Marc Edwards, professor of civil engineering at Virginia Tech, has studied fluoride in water samples throughout the United States. Edwards believes that fluoridated dental products can protect children’s teeth without the need for community fluoridation.
“Putting the fluoride in toothpaste has benefits to your teeth, but doesn’t have the same problem with ingestion, because you essentially bathe the teeth to get the benefits. You don’t swallow the toothpaste or the fluoride in the mouthwash,” Edwards said.
Edwards believes fluoridated water is an inefficient way to protect teeth.
“Dosing fluoride to drinking water is just incredibly inefficient and polluting, because we only eat or drink 1% of the water,” Edwards said. “So at a minimum, 99% of the fluoride they put in the water doesn’t provide any benefit at all because we don’t consume it, or it doesn’t contact our teeth in any way, shape, or form, yet it goes into the environment.”
According to Edwards, fluoride has a negative impact on bone density at high levels, but adds to the structural strength of teeth at lower levels.
“It’s kind of an interesting case where the dose makes the poison.”
What a Sun Sentinel analysis shows
In 2023, about 113,000 emergency department visits in Florida for patients ages 0 to 64 were due to dental conditions that were potentially avoidable, such as cavities or gingivitis.
The South Florida Sun Sentinel compiled hospital ED visits from dental conditions over a decade through 2023 and found Florida counties with the lowest rates of visits are those in which 90% or more of their residents received fluoridated water. Most counties with the highest rates of ED visits for dental conditions over the decade are those that had less than 10% of their population receiving fluoridated water.
According to the Florida Department of Health, about 70% of Floridians have fluoridated drinking water.
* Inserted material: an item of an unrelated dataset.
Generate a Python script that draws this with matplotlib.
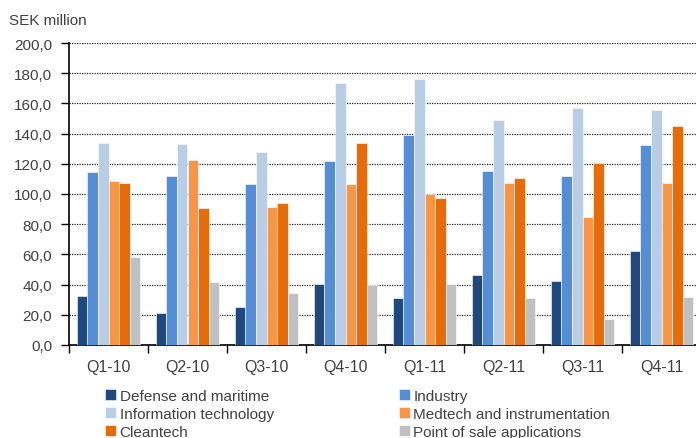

Florida residents can learn whether their city or county adds fluoride by visiting the Florida Department of Health’s Public Water Systems Actively Fluoridating webpage.
Can Florida cities and counties afford to take a chance?
While advocates on both sides flood inboxes of city commissioners across the state with information on the issue, one fact cannot be disputed: Florida already has a poor track record for dental health.
The state ranks last in the nation for the percentage of children who have seen a dentist in the past year, according to a National Survey of Children’s Health.
In addition, about one in five children in the state are living with untreated cavities.
At least 7 million people in Florida face barriers to accessing preventive dental care, either due to a lack of dentists who accept Medicaid or because they live in areas designated as dental-care deserts.
“Florida has one of the most difficult dental access problems in the country,” said Dr. Frank Catalanotto. “Without regular dental care, a population is more susceptible to dental disease.”
Catalanotto said Floridians in municipalities that eliminate fluoride will see the effect within a few years: “We are going to have more children with cavities and probably more adults with cavities too.”
Going forward in Florida
Public health experts want to see more U.S. research on fluoride’s effect — at the levels used most commonly in public water supplies.
“There’s a lack of long-term, high-quality research,” Johnson said. “Everyone is calling for a robust study on fluoride levels naturally existing and when added at low and high levels.”